Maundy Thursday is the Thursday before Easter. Christians remember it as the day of the Last Supper, when Jesus washed the feet of his disciples and established the ceremony known as the Mass (Eucharist).

The night of Maundy Thursday is the night on which Jesus was betrayed by Judas in the Garden of Gethsemane.

The word maundy comes from the command (mandate) given by Christ at the Last Supper, that we should love one another.


Pedilavium: the washing of the feet

At the Maundy Thursday Mass the priest washes the feet of 12 people to commemorate Jesus' washing the feet of his disciples.

Good Friday

The most important events in Christianity are the death and later resurrection of Jesus Christ, who we believe is, and know to be, the Son of God, and whose life and teachings are the foundation of Christianity.

Good Friday is the Friday before Easter.  It commemorates the execution of Jesus by crucifixion.  Good Friday is a day of mourning.  During special Good Friday services we meditate on Jesus' suffering and death on the cross, and what this means for our faith.  The main service on Good Friday takes place between at 3pm. 


The last words from the cross

The Bible quotes seven last sentences that Jesus spoke from the Cross.

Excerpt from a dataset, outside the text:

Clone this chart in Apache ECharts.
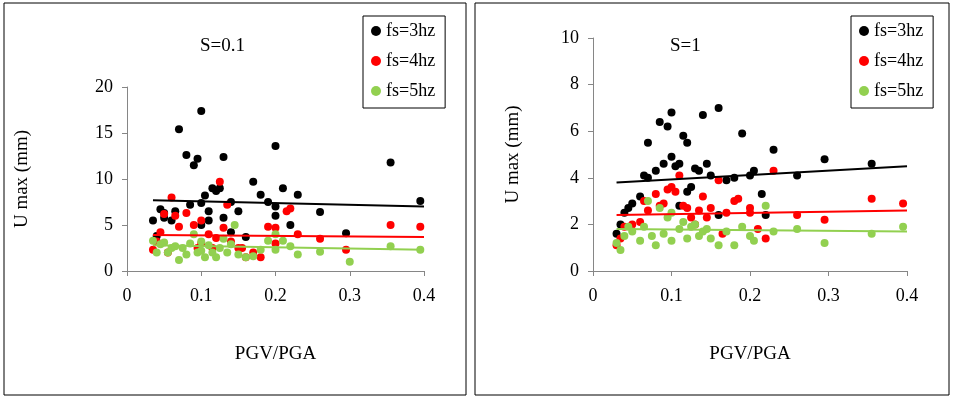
<!DOCTYPE html><html><head><meta charset="utf-8"><script src="https://cdn.jsdelivr.net/npm/echarts@6/dist/echarts.min.js"></script>
<style>html,body{margin:0;padding:0;background:#fff}#c{width:953px;height:405px}</style></head><body><div id="c"></div><script>
const seriesNames=['fs=3hz','fs=4hz','fs=5hz'];
const colors=['#000000','#ff0000','#92d050'];
const L3=[[0.035,5.5],[0.04,3.8],[0.045,6.7],[0.05,6.3],[0.05,5.8],[0.06,5.5],[0.065,6.5],[0.07,15.4],[0.08,12.6],[0.085,7.2],[0.09,11.5],[0.095,12.2],[0.1,17.4],[0.1,7.4],[0.1,5],[0.105,8.2],[0.11,6.5],[0.11,5.5],[0.115,9],[0.12,8.7],[0.125,9],[0.13,12.4],[0.13,5.8],[0.14,7.5],[0.14,4.2],[0.15,6.5],[0.16,3.7],[0.17,9.7],[0.18,8.3],[0.19,7.5],[0.2,13.6],[0.2,7],[0.2,6],[0.21,9],[0.22,5],[0.23,8.3],[0.26,6.4],[0.295,4.1],[0.355,11.8],[0.395,7.6]];
const L4=[[0.035,2.3],[0.04,3.2],[0.045,4.2],[0.05,6.2],[0.055,2],[0.06,8],[0.065,6],[0.07,4.8],[0.08,6.3],[0.09,5],[0.095,2.5],[0.1,5.5],[0.1,3],[0.11,4],[0.115,2.5],[0.12,3.6],[0.125,9.7],[0.13,4.7],[0.135,7.2],[0.14,3.2],[0.15,2.5],[0.155,2.5],[0.16,1.5],[0.17,2],[0.18,1.5],[0.19,4.8],[0.2,4.7],[0.2,3],[0.215,6.5],[0.22,6.8],[0.23,4],[0.26,3.5],[0.295,2.3],[0.355,5],[0.395,4.8]];
const L5=[[0.035,3.3],[0.04,2],[0.045,2.9],[0.05,3.1],[0.055,2],[0.06,2.5],[0.065,2.7],[0.07,1.2],[0.075,2.5],[0.08,1.8],[0.085,3],[0.09,4],[0.095,2],[0.1,2.2],[0.1,3.2],[0.105,1.5],[0.11,2.8],[0.115,2],[0.12,1.5],[0.125,2.5],[0.13,3.5],[0.135,2],[0.14,2.9],[0.145,5],[0.15,1.8],[0.16,1.5],[0.17,1.6],[0.18,2.3],[0.19,3.3],[0.2,2.3],[0.2,4],[0.21,3.3],[0.22,2.7],[0.23,1.8],[0.26,2.1],[0.3,1.0],[0.355,2.7],[0.395,2.3]];
const R3=[[0.03,1.6],[0.035,2],[0.04,2.5],[0.045,2.7],[0.05,2.9],[0.06,3.2],[0.065,4.1],[0.07,5.5],[0.07,4],[0.08,4.3],[0.085,6.4],[0.09,4.6],[0.095,6.2],[0.1,6.8],[0.1,4.9],[0.105,4.5],[0.11,4.6],[0.115,5.8],[0.12,5.5],[0.12,3.4],[0.125,3.6],[0.13,4.4],[0.135,4.3],[0.14,6.7],[0.145,4.6],[0.15,4.1],[0.16,7],[0.17,3.9],[0.18,4],[0.19,5.9],[0.2,4.1],[0.205,4.3],[0.215,3.3],[0.22,2.4],[0.23,5.2],[0.26,4.1],[0.295,4.8],[0.355,4.6],[0.16,2.4],[0.11,2.8]];
const R4=[[0.03,1.1],[0.035,1.4],[0.04,1.9],[0.05,2.0],[0.06,2.1],[0.065,3.0],[0.07,2.6],[0.08,3.3],[0.085,2.8],[0.09,2.9],[0.095,3.5],[0.1,3.6],[0.105,3.4],[0.11,4.1],[0.115,2.8],[0.12,2.7],[0.125,2.3],[0.13,2.0],[0.135,2.6],[0.14,3.2],[0.145,2.3],[0.15,2.7],[0.16,3.9],[0.165,1.6],[0.17,2.5],[0.18,3.0],[0.185,3.1],[0.2,2.7],[0.2,2.5],[0.21,1.8],[0.22,1.4],[0.23,4.3],[0.26,2.4],[0.295,2.2],[0.355,3.1],[0.395,2.9]];
const R5=[[0.03,1.2],[0.035,0.9],[0.04,1.5],[0.045,1.9],[0.05,1.7],[0.06,1.3],[0.065,1.9],[0.07,3.0],[0.075,1.5],[0.08,1.1],[0.085,2.7],[0.09,1.6],[0.095,2.3],[0.1,1.3],[0.1,2.5],[0.11,1.8],[0.115,2.1],[0.12,1.4],[0.125,1.9],[0.13,2.0],[0.135,1.5],[0.14,1.7],[0.145,1.8],[0.15,1.4],[0.16,1.1],[0.17,1.7],[0.18,1.1],[0.19,1.9],[0.2,1.5],[0.205,1.3],[0.22,2.8],[0.23,1.7],[0.26,1.8],[0.295,1.2],[0.355,1.6],[0.395,1.9]];
const lineL=[[[0.035,7.7],[0.4,7.0]],[[0.035,3.9],[0.4,3.7]],[[0.035,2.8],[0.4,2.3]]];
const lineR=[[[0.03,3.8],[0.4,4.5]],[[0.03,2.4],[0.4,2.6]],[[0.03,1.8],[0.4,1.7]]];
const F='Liberation Serif';
const ch=echarts.init(document.getElementById('c'));
function ax(i){return {gridIndex:i,type:'value',min:0,max:0.4,interval:0.1,splitLine:{show:false},axisLine:{lineStyle:{color:'#868686'}},axisTick:{show:true,length:5,lineStyle:{color:'#868686'}},axisLabel:{color:'#000',fontFamily:F,fontSize:18,margin:16},name:'PGV/PGA',nameLocation:'middle',nameGap:74,nameTextStyle:{fontFamily:F,fontSize:19,color:'#000'}};}
function ay(i,max,iv,gap){return {gridIndex:i,type:'value',min:0,max:max,interval:iv,splitLine:{show:false},axisLine:{show:true,lineStyle:{color:'#868686'}},axisTick:{show:true,length:5,lineStyle:{color:'#868686'}},axisLabel:{color:'#000',fontFamily:F,fontSize:18,margin:14},name:'U max (mm)',nameLocation:'middle',nameGap:gap,nameTextStyle:{fontFamily:F,fontSize:19,color:'#000'}};}
const series=[];
[[L3,L4,L5,lineL,0],[R3,R4,R5,lineR,1]].forEach(([a,b,c,ln,g])=>{
 [a,b,c].forEach((d,k)=>series.push({type:'scatter',name:seriesNames[k],xAxisIndex:g,yAxisIndex:g,data:d,symbolSize:8,itemStyle:{color:colors[k],opacity:1}}));
 ln.forEach((d,k)=>series.push({type:'line',xAxisIndex:g,yAxisIndex:g,data:d,symbol:'none',lineStyle:{color:colors[k],width:2},z:3}));
});
function leg(left){return {left:left,top:16,orient:'vertical',itemWidth:10,itemHeight:10,itemGap:12,padding:[6,10,8,8],borderColor:'#000',borderWidth:1,data:seriesNames.map((n,k)=>({name:n,icon:'circle',itemStyle:{color:colors[k]}})),textStyle:{fontFamily:F,fontSize:18,color:'#000'}};}
ch.setOption({animation:false,
 graphic:[{type:'rect',shape:{x:4,y:3,width:462,height:392},style:{fill:'none',stroke:'#000',lineWidth:1}},{type:'rect',shape:{x:475,y:3,width:474,height:392},style:{fill:'none',stroke:'#000',lineWidth:1}}],
 title:[{text:'S=0.1',left:195,top:32,textStyle:{fontFamily:F,fontSize:19,fontWeight:'normal',color:'#000'}},{text:'S=1',left:665,top:32,textStyle:{fontFamily:F,fontSize:19,fontWeight:'normal',color:'#000'}}],
 legend:[leg(363),leg(851)],
 grid:[{left:127,top:87,width:297,height:184},{left:593,top:38,width:314,height:233}],
 xAxis:[ax(0),ax(1)],yAxis:[ay(0,20,5,95),ay(1,10,2,70)],series:series});
</script></body></html>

"Father, forgive them; for they do not know what they are doing".  Luke 23:34

"Truly I tell you, today you will be with me in paradise".  Luke 23:43

"Woman, here is your son... Here is your mother".  John 19:26

"Eloi, Eloi, lema sabachthani?" ("My God, My God, why have you forsaken me?").  Mark 15:34

"I am thirsty".  John 19:28

"It is finished".  John 19:30

"Father, into your hands I commend my spirit".  Luke 23:46

Holy Saturday

Holy Saturday is the Saturday after Good Friday which is often, but wrongly, called Easter Saturday.

Easter vigil service

The Easter Vigil Mass is the first Easter service, and takes place on the night of Holy Saturday.  The idea behind the service is for faithful Christians to wait and watch, hopeful and confident that Christ will return at midnight.  The Easter, or Paschal, candle is lit during this service. The service begins outside the church, where the priest and some worshippers gather around a fire, which is blessed.  After readings and prayers, the Paschal candle is lit from the fire.

The lit candle is now a symbol of Christ, risen as the light of the world, and come into the midst of the people.  After being lit outside, the candle is carried into the church, where people are waiting in darkness, which symbolises the darkness of Christ's tomb.  After more prayers and readings, the candles held by the congregation are lit from the Paschal candle.

The readings at the service tell of the creation of humanity, how humanity fell from grace, and was repeatedly rescued by God. The readings remind us of God's promise to be with us always.

The Paschal candle

The Paschal candle is marked with a cross, an Alpha, and an Omega, the first and last letters of the Greek alphabet. The 4 numbers of the year are marked between the arms. This symbolises that Christ has been, is now and always will be with humanity.  Throughout the year the candle stands near the font used for baptisms. Here it provides a reminder that baptism is a symbolic death and rebirth with Christ; just like Christ's death and Resurrection.